World War II is threatening to destroy Shanghai as the Japanese invade China, and Christopher deludes himself into believing that he can somehow right the world by saving his parents.

The reader, at first believing every world of Christopher's narration, quickly realizes that Christopher does not (and perhaps, cannot) tell the truth. In a truly postmodern narrative, Ishiguro crafts another unreliable narrator, just as convincing and heartbreakingly confused as Stevens in Remains of the Day.

For people who haven't read anything by Ishiguro, I would recommend reading Remains of the Day before delving into When We Were Orphans. The former touches on many of the same themes and issues, but the plot is tighter and less convoluted. However, When We Were Orphans is an intoxicatingly troubling read that never totally resolves itself; readers expecting a coy and satisfying conclusion may well leave disappointed. But that's the trouble with postmodernist narratives.

Book Review: Hey guys, it's a satire!
Summary: 4 Stars

Having read at least a dozen customer reviews of 'Once we were Orphans', I am mystified that no-one sees it as the none-too-subtle political satire that it is. Why does everyone insist on reading this book so literally? Forget about Christopher as unreliable narrator, damaged child, delusional famous detective, etc. Christopher is England, once proud coloniser, now reduced to doing deals with the Communists, the Japanese, whoever, whatever it takes. His parents, mysteriously abducted years before, represent the golden age of colonialism. They have been snuffed out by emerging political forces: the rise of Japan, the internal struggle between Communism and anti-Communism, England's various humiliations in the theatres of war.
Akira, his loved/hated childhood friend, represents the formerly humble, yet always troublesome, Japan, who, when the going gets tough after they are reunited in Ishiguro's surreal Shanghai warzone, is a burden, and possibly, a traitor.
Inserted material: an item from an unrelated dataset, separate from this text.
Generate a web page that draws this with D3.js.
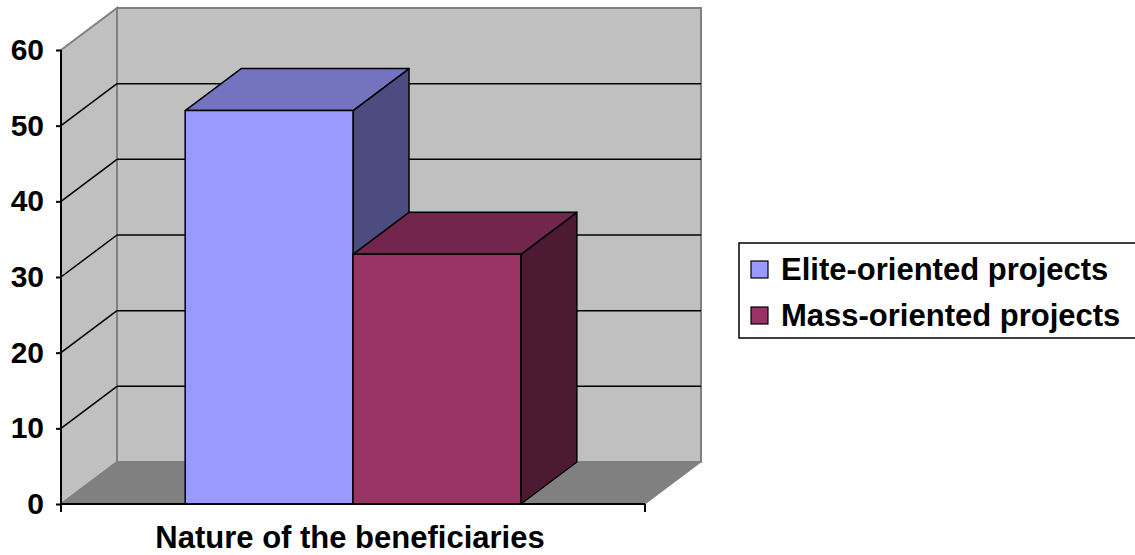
<!DOCTYPE html>
<html>
<head>
<meta charset="utf-8">
<script src="https://cdn.jsdelivr.net/npm/d3@7"></script>
<style>
  html, body { margin: 0; padding: 0; background: #ffffff; }
  svg { display: block; }
  text { font-family: "Liberation Sans", Arial, sans-serif; font-weight: bold; fill: #000; }
</style>
</head>
<body>
<svg id="chart" width="1135" height="555"></svg>
<script>
// Chart data
const categories = ["Nature of the beneficiaries"];
const seriesNames = ["Elite-oriented projects", "Mass-oriented projects"];
const seriesValues = [52, 33];
const yTicks = [0, 10, 20, 30, 40, 50, 60];

// Face colours per series: front, top, side
const palette = [
  { front: "#9999FF", top: "#7373BF", side: "#4C4C80" },
  { front: "#993366", top: "#73264D", side: "#4D1A33" }
];

const svg = d3.select("#chart");

// Front plane of the plot box and the depth offset of the back wall
const plotLeft = 61, plotRight = 645, plotTop = 50, plotBottom = 504;
const depthX = 56, depthY = -42;

const y = d3.scaleLinear().domain([0, 60]).range([plotBottom, plotTop]);
const x0 = d3.scaleBand().domain(categories).range([plotLeft, plotRight])
  .paddingInner(0.27).paddingOuter(0.27);
const x1 = d3.scaleBand().domain(seriesNames).range([0, x0.bandwidth()]).padding(0);

const pts = arr => arr.map(p => p.join(",")).join(" ");
const yMin = y(0), yMax = y(60);

// Walls and floor
const walls = svg.append("g");
walls.append("polygon") // back wall
  .attr("points", pts([[plotLeft + depthX, yMax + depthY], [plotRight + depthX, yMax + depthY],
                       [plotRight + depthX, yMin + depthY], [plotLeft + depthX, yMin + depthY]]))
  .attr("fill", "#C0C0C0").attr("stroke", "#808080").attr("stroke-width", 2);
walls.append("polygon") // side wall
  .attr("points", pts([[plotLeft, yMax], [plotLeft + depthX, yMax + depthY],
                       [plotLeft + depthX, yMin + depthY], [plotLeft, yMin]]))
  .attr("fill", "#C0C0C0").attr("stroke", "#808080").attr("stroke-width", 2);
walls.append("polygon") // floor
  .attr("points", pts([[plotLeft, yMin], [plotLeft + depthX, yMin + depthY],
                       [plotRight + depthX, yMin + depthY], [plotRight, yMin]]))
  .attr("fill", "#808080").attr("stroke", "#808080").attr("stroke-width", 1);

// Gridlines on the back and side walls
const grid = svg.append("g");
yTicks.filter(v => v > 0 && v < 60).forEach(v => {
  grid.append("line")
    .attr("x1", plotLeft + depthX).attr("x2", plotRight + depthX)
    .attr("y1", y(v) + depthY).attr("y2", y(v) + depthY)
    .attr("stroke", "#000").attr("stroke-width", 1.5);
  grid.append("line")
    .attr("x1", plotLeft).attr("x2", plotLeft + depthX)
    .attr("y1", y(v)).attr("y2", y(v) + depthY)
    .attr("stroke", "#000").attr("stroke-width", 1.5);
});

// 3D columns, drawn left to right
const bars = svg.append("g");
categories.forEach(cat => {
  seriesNames.forEach((s, i) => {
    const xl = x0(cat) + x1(s), xr = xl + x1.bandwidth();
    const yt = y(seriesValues[i]), yb = y(0);
    const c = palette[i];
    const g = bars.append("g").attr("stroke", "#000").attr("stroke-width", 1.5)
      .attr("stroke-linejoin", "round");
    g.append("polygon") // right side
      .attr("points", pts([[xr, yt], [xr + depthX, yt + depthY], [xr + depthX, yb + depthY], [xr, yb]]))
      .attr("fill", c.side);
    g.append("polygon") // top
      .attr("points", pts([[xl, yt], [xl + depthX, yt + depthY], [xr + depthX, yt + depthY], [xr, yt]]))
      .attr("fill", c.top);
    g.append("rect") // front
      .attr("x", xl).attr("y", yt).attr("width", xr - xl).attr("height", yb - yt)
      .attr("fill", c.front);
  });
});

// Y axis
const yAxis = svg.append("g").attr("transform", `translate(${plotLeft},0)`)
  .call(d3.axisLeft(y).tickValues(yTicks).tickSize(5).tickPadding(12).tickFormat(d3.format("d")));
yAxis.select(".domain").attr("stroke", "#000").attr("stroke-width", 2).attr("d", `M0,${yMax}V${yMin}`);
yAxis.selectAll(".tick line").attr("stroke", "#000").attr("stroke-width", 2);
yAxis.selectAll(".tick text").attr("font-size", 30).attr("font-family", "Liberation Sans, Arial, sans-serif")
  .attr("font-weight", "bold").attr("fill", "#000");

// X axis
const xAxisG = svg.append("g");
xAxisG.append("line").attr("x1", plotLeft).attr("x2", plotRight)
  .attr("y1", yMin).attr("y2", yMin).attr("stroke", "#000").attr("stroke-width", 2);
[plotLeft, plotRight].forEach(xx => {
  xAxisG.append("line").attr("x1", xx).attr("x2", xx).attr("y1", yMin).attr("y2", yMin + 8)
    .attr("stroke", "#000").attr("stroke-width", 2);
});

// Axis title
svg.append("text")
  .attr("x", x0(categories[0]) + x0.bandwidth() / 2 - 3)
  .attr("y", 548)
  .attr("text-anchor", "middle")
  .attr("font-size", 31)
  .text(categories[0]);

// Legend
const legend = svg.append("g");
legend.append("rect").attr("x", 739).attr("y", 243).attr("width", 420).attr("height", 95)
  .attr("fill", "#fff").attr("stroke", "#000").attr("stroke-width", 1.5);
seriesNames.forEach((s, i) => {
  const ly = 261 + i * 46;
  legend.append("rect").attr("x", 751).attr("y", ly).attr("width", 17).attr("height", 17)
    .attr("fill", palette[i].front).attr("stroke", "#000").attr("stroke-width", 1.2);
  legend.append("text").attr("x", 781).attr("y", ly + 19).attr("font-size", 31).text(s);
});
</script>
</body>
</html>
Christopher sloughs him off without a second thought after being rescued and returned to the British Consulate.
Who is Sarah, his would-be lover, whom he also abandons at a crucial moment? I think she represents other British interests in the Far East that are expendable, even while they are tempting (commerce perhaps?). Christopher's ultimate allegiances are to his parents (political interests), who will serve his interests in the longer term.
Does anyone else agree with this analysis of this intriguing book?

Book Review: Great writing but Disappointing plot
Summary: 3 Stars

I started this book with great expectations. I loved Remains of the Day and here the first half of Orphans was beautifully written and absorbing.
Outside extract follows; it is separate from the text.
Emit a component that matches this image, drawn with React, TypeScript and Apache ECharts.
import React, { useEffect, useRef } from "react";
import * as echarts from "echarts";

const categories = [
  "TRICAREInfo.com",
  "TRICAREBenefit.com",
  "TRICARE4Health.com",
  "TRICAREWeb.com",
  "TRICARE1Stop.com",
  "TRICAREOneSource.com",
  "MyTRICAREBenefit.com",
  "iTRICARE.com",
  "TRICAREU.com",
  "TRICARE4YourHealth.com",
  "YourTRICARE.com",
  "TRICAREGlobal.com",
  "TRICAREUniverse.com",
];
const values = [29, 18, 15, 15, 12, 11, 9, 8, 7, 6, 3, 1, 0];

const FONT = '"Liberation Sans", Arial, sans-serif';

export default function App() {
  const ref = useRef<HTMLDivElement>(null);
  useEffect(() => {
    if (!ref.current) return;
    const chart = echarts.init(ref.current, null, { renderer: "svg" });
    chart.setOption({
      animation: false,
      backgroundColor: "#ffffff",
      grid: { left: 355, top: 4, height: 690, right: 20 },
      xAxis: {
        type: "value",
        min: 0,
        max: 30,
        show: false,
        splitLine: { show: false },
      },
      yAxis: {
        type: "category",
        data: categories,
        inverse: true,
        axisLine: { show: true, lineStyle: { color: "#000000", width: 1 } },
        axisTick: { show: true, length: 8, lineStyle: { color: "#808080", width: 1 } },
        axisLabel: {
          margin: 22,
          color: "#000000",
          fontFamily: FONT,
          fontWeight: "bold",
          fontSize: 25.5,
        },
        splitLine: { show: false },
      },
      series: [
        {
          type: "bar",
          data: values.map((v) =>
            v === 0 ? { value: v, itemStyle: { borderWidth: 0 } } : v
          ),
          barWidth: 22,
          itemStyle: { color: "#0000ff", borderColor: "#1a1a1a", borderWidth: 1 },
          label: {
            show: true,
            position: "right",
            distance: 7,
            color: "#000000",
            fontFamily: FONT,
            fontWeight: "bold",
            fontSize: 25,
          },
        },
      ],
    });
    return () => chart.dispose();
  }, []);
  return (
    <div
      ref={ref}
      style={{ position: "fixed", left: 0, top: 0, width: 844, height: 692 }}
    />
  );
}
So many elements were set up so effectively in this part -- the characterisation, the evocations of childhood and friendship, the foreshadowing of the devastating events to come when the narrator loses his parents under mysterious circumstances at the age of 9.
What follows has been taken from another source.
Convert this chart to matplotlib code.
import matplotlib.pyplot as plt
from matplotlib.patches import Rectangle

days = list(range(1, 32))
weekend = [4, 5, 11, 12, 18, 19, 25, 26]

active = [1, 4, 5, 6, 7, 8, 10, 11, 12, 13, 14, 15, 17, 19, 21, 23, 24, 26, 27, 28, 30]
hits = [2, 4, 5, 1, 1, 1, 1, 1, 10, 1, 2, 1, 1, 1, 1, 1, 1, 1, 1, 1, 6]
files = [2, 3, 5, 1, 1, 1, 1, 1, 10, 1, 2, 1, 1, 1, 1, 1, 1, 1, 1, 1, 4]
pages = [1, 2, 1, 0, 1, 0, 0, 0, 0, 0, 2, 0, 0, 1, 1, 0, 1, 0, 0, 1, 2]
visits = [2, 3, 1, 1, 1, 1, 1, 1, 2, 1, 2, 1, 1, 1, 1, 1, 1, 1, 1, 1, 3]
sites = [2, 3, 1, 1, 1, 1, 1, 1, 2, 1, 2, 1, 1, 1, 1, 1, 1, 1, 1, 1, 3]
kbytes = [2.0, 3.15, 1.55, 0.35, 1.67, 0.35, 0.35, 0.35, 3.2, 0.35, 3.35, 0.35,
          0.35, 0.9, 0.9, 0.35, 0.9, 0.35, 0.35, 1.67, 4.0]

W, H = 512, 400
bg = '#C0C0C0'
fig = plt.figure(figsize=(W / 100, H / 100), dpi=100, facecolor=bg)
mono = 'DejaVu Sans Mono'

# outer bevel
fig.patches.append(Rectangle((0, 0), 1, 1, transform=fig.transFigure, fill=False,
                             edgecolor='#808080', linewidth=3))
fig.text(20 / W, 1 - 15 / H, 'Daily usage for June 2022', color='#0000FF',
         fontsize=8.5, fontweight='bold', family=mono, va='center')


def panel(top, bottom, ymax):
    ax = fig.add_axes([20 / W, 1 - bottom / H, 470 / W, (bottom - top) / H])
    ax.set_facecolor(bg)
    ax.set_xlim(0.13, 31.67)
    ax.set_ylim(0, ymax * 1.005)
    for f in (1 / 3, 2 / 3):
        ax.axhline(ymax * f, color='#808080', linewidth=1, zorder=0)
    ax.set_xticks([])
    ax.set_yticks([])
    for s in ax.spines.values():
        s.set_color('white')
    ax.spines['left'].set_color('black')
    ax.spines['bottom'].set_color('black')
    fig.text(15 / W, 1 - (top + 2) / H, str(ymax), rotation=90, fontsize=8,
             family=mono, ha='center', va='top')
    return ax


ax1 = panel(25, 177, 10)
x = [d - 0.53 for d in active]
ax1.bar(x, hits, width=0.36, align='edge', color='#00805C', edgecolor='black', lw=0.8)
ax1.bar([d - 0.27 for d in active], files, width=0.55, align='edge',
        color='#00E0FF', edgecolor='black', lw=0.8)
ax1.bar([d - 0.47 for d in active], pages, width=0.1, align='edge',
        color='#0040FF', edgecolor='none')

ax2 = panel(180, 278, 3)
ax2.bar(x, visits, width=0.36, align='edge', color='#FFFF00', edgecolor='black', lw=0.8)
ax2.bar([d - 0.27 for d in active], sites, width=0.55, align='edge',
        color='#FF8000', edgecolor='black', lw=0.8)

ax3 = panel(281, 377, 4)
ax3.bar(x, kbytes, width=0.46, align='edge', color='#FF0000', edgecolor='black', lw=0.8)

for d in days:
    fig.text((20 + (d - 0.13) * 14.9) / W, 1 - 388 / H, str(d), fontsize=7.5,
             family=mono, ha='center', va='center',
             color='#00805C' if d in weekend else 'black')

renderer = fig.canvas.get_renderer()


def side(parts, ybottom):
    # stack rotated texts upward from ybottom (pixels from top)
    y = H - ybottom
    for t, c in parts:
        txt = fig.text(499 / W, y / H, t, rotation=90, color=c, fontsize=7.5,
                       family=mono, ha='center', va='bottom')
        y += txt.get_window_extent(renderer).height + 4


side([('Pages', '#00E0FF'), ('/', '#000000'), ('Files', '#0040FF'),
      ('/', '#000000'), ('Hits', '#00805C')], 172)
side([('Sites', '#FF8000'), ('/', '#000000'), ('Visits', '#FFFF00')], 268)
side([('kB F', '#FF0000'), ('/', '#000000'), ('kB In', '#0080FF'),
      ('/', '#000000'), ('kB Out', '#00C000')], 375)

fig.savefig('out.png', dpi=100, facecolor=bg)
The last third had some effective chapters, with the narrator entering into a confrontation of his own flawed and denying psyche, in a sense, with the horrific search of finding his parents in the midst of wartorn Shanghei.

Where Ishiguro I think fell apart, in the second half, was by not really tying his characters together; the characters actions and thoughts seem very fragmented from the situation that propels the novel - the disappearance of his parents, and particularly his 'love' situation with a socialite which abruptly ends, and then the absolutely implausible encountering of his childhood friend. I would have liked it if the situations the narrator found himself in was more a direct result of the narrators' OWN actions (or lack thereof). The plot unwinds at the end with a tie-up by his uncle that's again passive and has nothing to do with the narrator's actions throughout the bulk of the book.

So, this book was a disappointment. I still think Ishiguro is a very talented writer, and will definitely dive into his other books.


Book Review: A brilliant study of memory and belief
Summary: 4 Stars

Warning: this book is not what it seems. Ishiguro writes beautifully and his clean, sparse prose lulls one into the perception that he has written a conventional mystery novel with a conventional outcome following conventional plotting. And of course, it can be read on that level albeit with some considerable flaws as has been noted by some reviewers here. However, I suspect that many of the most severe reviews here come from those who never discovered the depth of the protagonist's fantasy world. In fairness, however, in what world, other than a child's mind and comic books, are "detectives" who fight "evil" famous members of society as they solve their "cases".

Christopher Banks lives his childhood fantasies well into adulthood, and the story he tells is essentially that fantasy. As an orphan who has lost his parents in a way that remains truly unexplained, Christopher's fantasies are all he has (to the point where he cannot accept classmates memories that don't match with the world he has created in his own mind.) For that matter, it is all that Sarah and Jessica (two other orphans who populate Christopher's real world). He is simply lucky enough to have sufficient funds that he can live that fantasy.

It is in the exploration of the interface between the real world and Christopher's fantasy world that the interest lies in Ishiguro's fable and a brilliant study it is.